Prague, Dec 8 (CTK) – Czech Communist (KSCM) MEP Miloslav Ransdorf brought documents refuting he committed any crime to yesterday’s meeting with the party board, party leader Vojtech Filip told journalists after it.
On Thursday, the Swiss police detained Ransdorf along with three Slovaks in a Zurich bank and then questioned them on suspicion of a financial fraud. Ransdorf and two of the Slovaks were then released from custody.
Corinne Bouvard, spokeswoman for the High State Attorney´s Office in Zurich, told CTK yesterday that the Swiss authorities view all the four men as accused and prosecuted over property delicts.
Ransdorf said the case was not finished for him. He said after consulting his lawyers, he would clear his name.
Ransdorf has ruled out the suggestion that he might have been tricked by frauds.
“Before leaving for Switzerland, I had a chance to see the documents that proved that the inheritance was a real affair,” Ransdorf said.
He said he believed he had “harmed someone’s interests.”
“I absolutely deny being tricked by any frauds,” he added.
Ransdorf said he had made a mistake when not taking into account how powerful the banking sector in Switzerland is.
“Along with police, it is basically the decisive force in the state,” Ransdorf said.
According to Czech Television (CT), the case is reminiscent of an older case, in which Vladimir Hunek, a previously convicted fraudster, promised money to people if they helped him gain the inheritance his late female relative left for him in Switzerland.
Ransdorf refers to V.H. as the person for whom he wanted to mediate the access to inheritance in the Zurich bank. The year of the death of the alleged rich female relative, a Czech emigrant, is identical in the two cases as well.
Addressed by CT, Ransdorf declined to confirm whether he acted on behalf of Hunek.
Hunek did not answer CT´s question either.
Filip said the party board had seen the documents refuting the allegations that Ransdorf had committed a crime.
“This was also verified by the position of the state attorney’s office that no charges were brought against him,” Filip said.
KSCM deputy chairwoman Miloslava Vostra said the case had finished for the party yesterday and it would not comment on it any longer.
“We firmly believe that the steps to be taken by Ransdorf will explain the whole situation and clear him,” Vostra said.
On Monday, Ransdorf is to explain the case at an extraordinary meeting of the EP´s left faction in Strasbourg, CT said.
Slovak Interior Minister Robert Kalinak said on Saturday Ransdorf and the three Slovaks had attempted to transfer a high sum on the basis of false documents in Switzerland and this was why the bank had called the police.
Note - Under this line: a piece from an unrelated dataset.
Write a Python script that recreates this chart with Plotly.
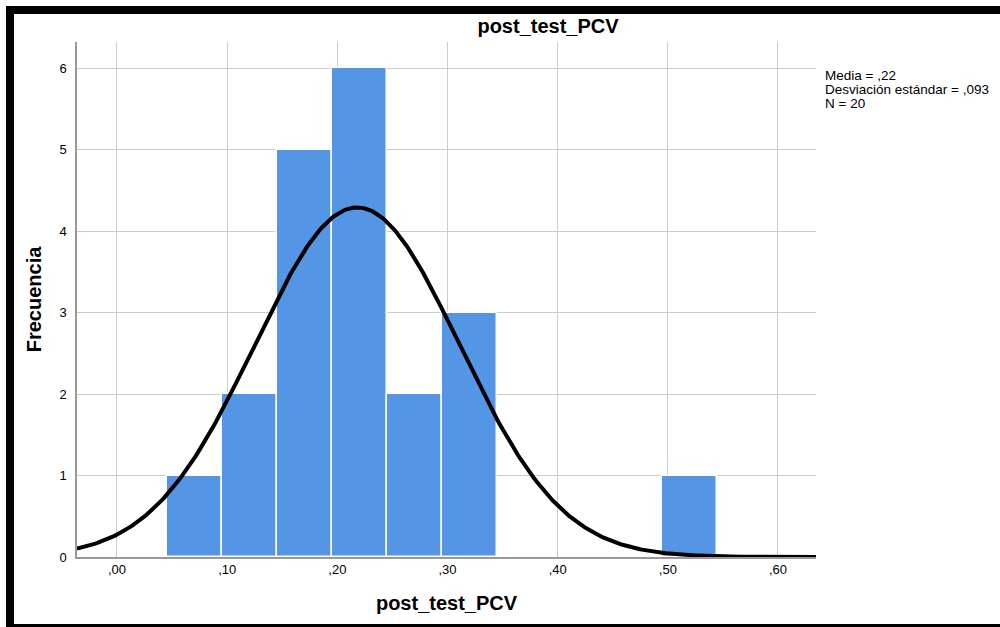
import numpy as np
import plotly.graph_objects as go

# Data
bin_starts = [0.045, 0.095, 0.145, 0.195, 0.245, 0.295, 0.495]
counts = [1, 2, 5, 6, 2, 3, 1]
bin_width = 0.05
mean_val = 0.218
sd_val = 0.093
n_val = 20
x_ticks = [0.0, 0.1, 0.2, 0.3, 0.4, 0.5, 0.6]
x_tick_labels = [",00", ",10", ",20", ",30", ",40", ",50", ",60"]
y_ticks = [0, 1, 2, 3, 4, 5, 6]
stats_lines = ["Media = ,22", "Desviación estándar = ,093", "N = 20"]

x_range = [-0.0363, 0.6345]
y_range = [0, 6.32]

fig = go.Figure()
fig.add_trace(go.Bar(
    x=bin_starts, y=counts, width=[bin_width] * len(counts), offset=0,
    marker=dict(color="#5595E5", line=dict(color="white", width=1.5)),
    hoverinfo="skip", showlegend=False,
))

xs = np.linspace(x_range[0], x_range[1], 400)
ys = n_val * bin_width * np.exp(-0.5 * ((xs - mean_val) / sd_val) ** 2) / (sd_val * np.sqrt(2 * np.pi))
fig.add_trace(go.Scatter(x=xs, y=ys, mode="lines", line=dict(color="black", width=4),
                         hoverinfo="skip", showlegend=False))

font_family = "Liberation Sans, Arial, sans-serif"
L, R, T, B = 77, 184, 42, 70
W, H = 1000, 627
pw, ph = W - L - R, H - T - B

def px(xp):
    return (xp - L) / pw

def py(yp):
    return (H - B - yp) / ph

shapes = [
    dict(type="rect", xref="paper", yref="paper", x0=px(6), x1=px(1005), y0=py(14), y1=py(6),
         fillcolor="black", line=dict(width=0), layer="above"),
    dict(type="rect", xref="paper", yref="paper", x0=px(6), x1=px(14), y0=py(630), y1=py(6),
         fillcolor="black", line=dict(width=0), layer="above"),
    dict(type="rect", xref="paper", yref="paper", x0=px(6), x1=px(1005), y0=py(630), y1=py(624),
         fillcolor="black", line=dict(width=0), layer="above"),
]

annotations = []
for i, t in enumerate(stats_lines):
    annotations.append(dict(
        text=t, xref="paper", yref="paper", x=px(823), y=py(75 + 14 * i),
        xanchor="left", yanchor="middle", showarrow=False,
        font=dict(family=font_family, size=13.5, color="black"),
    ))

fig.update_layout(
    width=W, height=H,
    margin=dict(l=L, r=R, t=T, b=B),
    paper_bgcolor="white", plot_bgcolor="white",
    bargap=0,
    title=dict(text="<b>post_test_PCV</b>", x=548 / W, xanchor="center", y=1 - 26 / H, yanchor="middle",
               font=dict(family=font_family, size=20, color="black")),
    xaxis=dict(range=x_range, tickvals=x_ticks, ticktext=x_tick_labels, showgrid=True,
               gridcolor="#cccccc", gridwidth=1, zeroline=False, showline=True, linecolor="#999999",
               linewidth=1.5, ticks="", tickfont=dict(family=font_family, size=13, color="black"),
               title=dict(text="<b>post_test_PCV</b>", standoff=20,
                          font=dict(family=font_family, size=20, color="black"))),
    yaxis=dict(range=y_range, tickvals=y_ticks, showgrid=True, gridcolor="#cccccc", gridwidth=1,
               zeroline=False, showline=True, linecolor="#999999", linewidth=1.5, ticks="",
               ticklabelstandoff=6,
               tickfont=dict(family=font_family, size=13, color="black"),
               title=dict(text="<b>Frecuencia</b>", standoff=12,
                          font=dict(family=font_family, size=20, color="black"))),
    shapes=shapes,
    annotations=annotations,
)

fig.write_html("out.html")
The sum concerned was 350 million euros, the Slovak media reported.
Ransdorf has denied any wrongdoing.
He has told the media that he did not want to collect any money at the Swiss bank and only wanted to gain information on the inheritance from a Swiss citizen who died in 2005. A Czech citizen was the heir, he added.
Ransdorf said the money was certainly not any inheritance from an SS-man as alleged by the media or the property of the Jews who deposited it in the bank during the war.